Öte yandan; kazalı sigortalının aldığı son ücretin 1.110,69 TL olduğunun sigorta kayıtlarından anlaşılmasına rağmen altı ayda ele geçen ücretin ortalamasının esas alınarak maddi tazminat talebi ile ilgili sonuca gidilmesi de hatalı olmuştur.
Yapılacak iş; davacının ücretinin yukarıda belirtilen miktar olarak esas alınması suretiyle alınacak yeni hesap raporunda usuli kazanılmış haklar da dikkate alınarak temyize konu kararda itibar edilen 19/01/2015 tarihli hesap raporundaki verilerin gözönünde bulundurulması, işlemiş devrenin bu raporda kabul edilen tarihten ileri çekilmemesi ve bu rapordan sonra yürürlüğe giren asgari ücretteki farkların rapora yansıtılmaması suretiyle maddi tazminat talebi ile ilgili karar vermektir.

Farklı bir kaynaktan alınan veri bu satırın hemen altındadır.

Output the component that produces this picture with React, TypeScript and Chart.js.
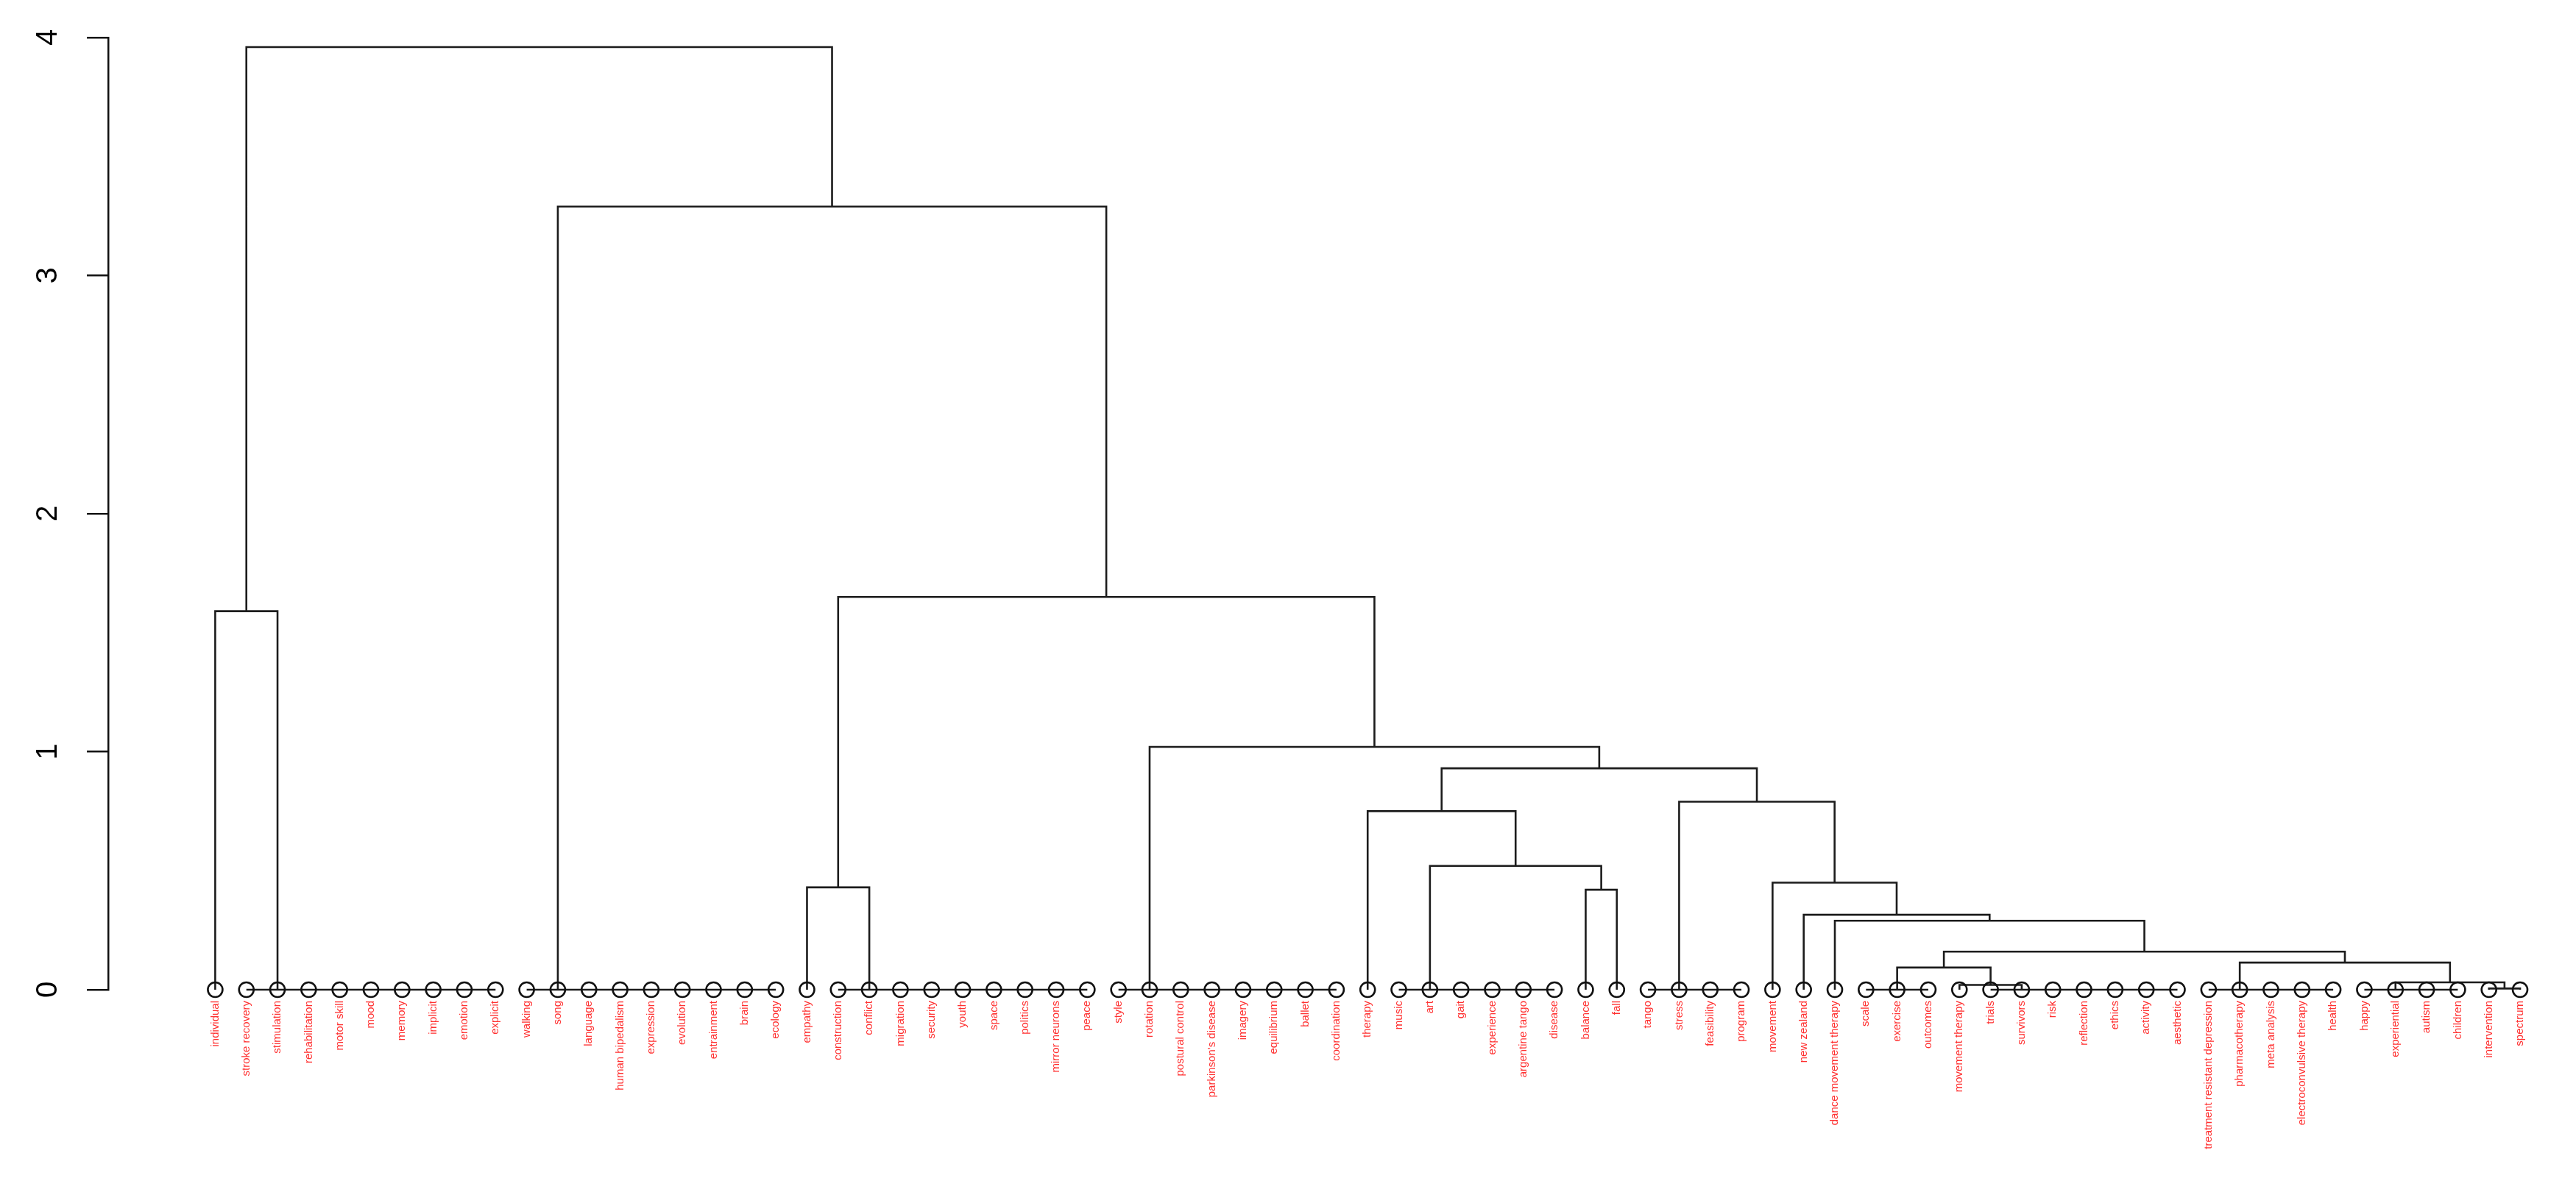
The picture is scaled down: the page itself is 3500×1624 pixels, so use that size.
import React, { useEffect, useRef } from "react";
import { Chart, registerables } from "chart.js";

Chart.register(...registerables);

// Leaf labels, left to right
const leafLabels = [
  "individual", "stroke recovery", "stimulation", "rehabilitation", "motor skill", "mood", "memory", "implicit", "emotion", "explicit",
  "walking", "song", "language", "human bipedalism", "expression", "evolution", "entrainment", "brain", "ecology", "empathy",
  "construction", "conflict", "migration", "security", "youth", "space", "politics", "mirror neurons", "peace", "style",
  "rotation", "postural control", "parkinson's disease", "imagery", "equilibrium", "ballet", "coordination", "therapy", "music", "art",
  "gait", "experience", "argentine tango", "disease", "balance", "fall", "tango", "stress", "feasibility", "program",
  "movement", "new zealand", "dance movement therapy", "scale", "exercise", "outcomes", "movement therapy", "trials", "survivors", "risk",
  "reflection", "ethics", "activity", "aesthetic", "treatment resistant depression", "pharmacotherapy", "meta analysis", "electroconvulsive therapy", "health", "happy",
  "experiential", "autism", "children", "intervention", "spectrum",
];

// Zero-height groups of leaves (first leaf, last leaf, leaf the group hangs from)
const groupFirst = [1, 10, 20, 29, 38, 46, 53, 57, 64, 69];
const groupLast = [9, 18, 28, 36, 43, 49, 55, 63, 68, 72];
const groupAnchor = [2, 11, 21, 30, 39, 47, 54, 58, 65, 70];

// Merges: L = leaf, G = zero-height group, N = earlier merge
const mergeLeft = ["L44", "G4", "L37", "L73", "G9", "G8", "L56", "G6", "N7", "L52", "L51", "L50", "G5", "N2", "G3", "L19", "N15", "G1", "L0", "N18"];
const mergeRight = ["L45", "N0", "N1", "L74", "N3", "N4", "G7", "N6", "N5", "N8", "N9", "N10", "N11", "N12", "N13", "G2", "N14", "N16", "G0", "N17"];
const mergeHeight = [0.42, 0.52, 0.75, 0.005, 0.031, 0.114, 0.02, 0.093, 0.16, 0.29, 0.315, 0.45, 0.79, 0.93, 1.02, 0.43, 1.65, 3.29, 1.59, 3.96];

const yTicks = [0, 1, 2, 3, 4];

const LINE = "#1c1c1c";

function buildTree() {
  const nodeX: number[] = [];
  const ref = (r: string) => {
    const k = r[0];
    const i = parseInt(r.slice(1), 10);
    if (k === "L") return { x: i, h: 0 };
    if (k === "G") return { x: groupAnchor[i], h: 0 };
    return { x: nodeX[i], h: mergeHeight[i] };
  };
  const segs: { x: number; y: number }[][] = [];
  for (let n = 0; n < mergeHeight.length; n++) {
    const l = ref(mergeLeft[n]);
    const r = ref(mergeRight[n]);
    const h = mergeHeight[n];
    nodeX[n] = (l.x + r.x) / 2;
    segs.push([
      { x: l.x, y: l.h },
      { x: l.x, y: h },
      { x: r.x, y: h },
      { x: r.x, y: r.h },
    ]);
  }
  for (let g = 0; g < groupFirst.length; g++) {
    segs.push([
      { x: groupFirst[g], y: 0 },
      { x: groupLast[g], y: 0 },
    ]);
  }
  return segs;
}

const yLabelPlugin = {
  id: "yRotatedLabels",
  afterDraw(chart: any) {
    const s = chart.scales.y;
    const ctx = chart.ctx;
    ctx.save();
    ctx.font = '40px "Liberation Sans", Arial, sans-serif';
    ctx.fillStyle = "#000";
    ctx.textAlign = "center";
    ctx.textBaseline = "middle";
    for (const t of s.ticks) {
      const y = s.getPixelForValue(t.value);
      ctx.save();
      ctx.translate(s.left + 66, y);
      ctx.rotate(-Math.PI / 2);
      ctx.fillText(String(t.value), 0, 0);
      ctx.restore();
    }
    ctx.restore();
  },
};

export default function App() {
  const canvasRef = useRef<HTMLCanvasElement | null>(null);

  useEffect(() => {
    const canvas = canvasRef.current;
    if (!canvas) return;
    const segs = buildTree();
    const lineSets = segs.map((data) => ({
      type: "scatter" as const,
      data,
      showLine: true,
      borderColor: LINE,
      borderWidth: 2.6,
      pointRadius: 0,
      fill: false,
      tension: 0,
      clip: false as any,
      order: 2,
    }));
    const leafSet = {
      type: "scatter" as const,
      data: leafLabels.map((_, i) => ({ x: i, y: 0 })),
      showLine: false,
      pointStyle: "circle",
      pointRadius: 10,
      pointBorderWidth: 2.6,
      pointBorderColor: "#111",
      pointBackgroundColor: "rgba(0,0,0,0)",
      borderColor: "#111",
      backgroundColor: "rgba(0,0,0,0)",
      clip: false as any,
      order: 1,
    };
    const chart = new Chart(canvas, {
      type: "scatter",
      data: { datasets: [...lineSets, leafSet] as any },
      options: {
        responsive: false,
        animation: false,
        events: [],
        layout: { padding: { left: 0, right: 40, top: 51, bottom: 0 } },
        plugins: { legend: { display: false }, tooltip: { enabled: false }, title: { display: false } },
        scales: {
          x: {
            type: "linear",
            min: -3.436,
            max: 74.85,
            afterBuildTicks: (scale: any) => {
              scale.ticks = leafLabels.map((_, i) => ({ value: i }));
            },
            afterFit: (scale: any) => {
              scale.height = 279;
            },
            grid: { display: false, drawTicks: false },
            border: { display: false },
            ticks: {
              autoSkip: false,
              minRotation: 90,
              maxRotation: 90,
              padding: 15,
              color: "#ff3030",
              font: { family: '"Liberation Sans", Arial, sans-serif', size: 15 },
              callback: (v: any) => leafLabels[v] ?? "",
            },
          },
          y: {
            type: "linear",
            min: 0,
            max: 4,
            afterBuildTicks: (scale: any) => {
              scale.ticks = yTicks.map((v) => ({ value: v }));
            },
            afterFit: (scale: any) => {
              scale.width = 147;
            },
            ticks: { display: false },
            grid: { drawOnChartArea: false, drawTicks: true, tickLength: 29, color: "#111", lineWidth: 2.5 },
            border: { display: true, color: "#111", width: 2.5 },
          },
        },
      },
      plugins: [yLabelPlugin],
    });
    return () => chart.destroy();
  }, []);

  return (
    <div style={{ position: "fixed", left: 0, top: 0, width: 3500, height: 1624, background: "#fff" }}>
      <canvas ref={canvasRef} width={3500} height={1624} style={{ width: 3500, height: 1624, display: "block" }} />
    </div>
  );
}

Mahkemece bu maddi ve hukuki olgular nazara alınmaksızın yazılı şekilde karar verilmesi usul ve yasaya aykırı olup bozma nedenidir.
O halde, davacılar vekilinin bu yönleri amaçlayan temyiz itirazları kabul edilmeli ve hüküm bozulmalıdır.
SONUÇ: Hükmün yukarıda açıklanan nedenlerle BOZULMASINA, temyiz harcının istek halinde davacılara iadesine, aşağıda yazılı temyiz harcının temyiz edenlerden davalıya yükletilmesine,
04/04/2019 gününde oybirliğiyle karar verildi.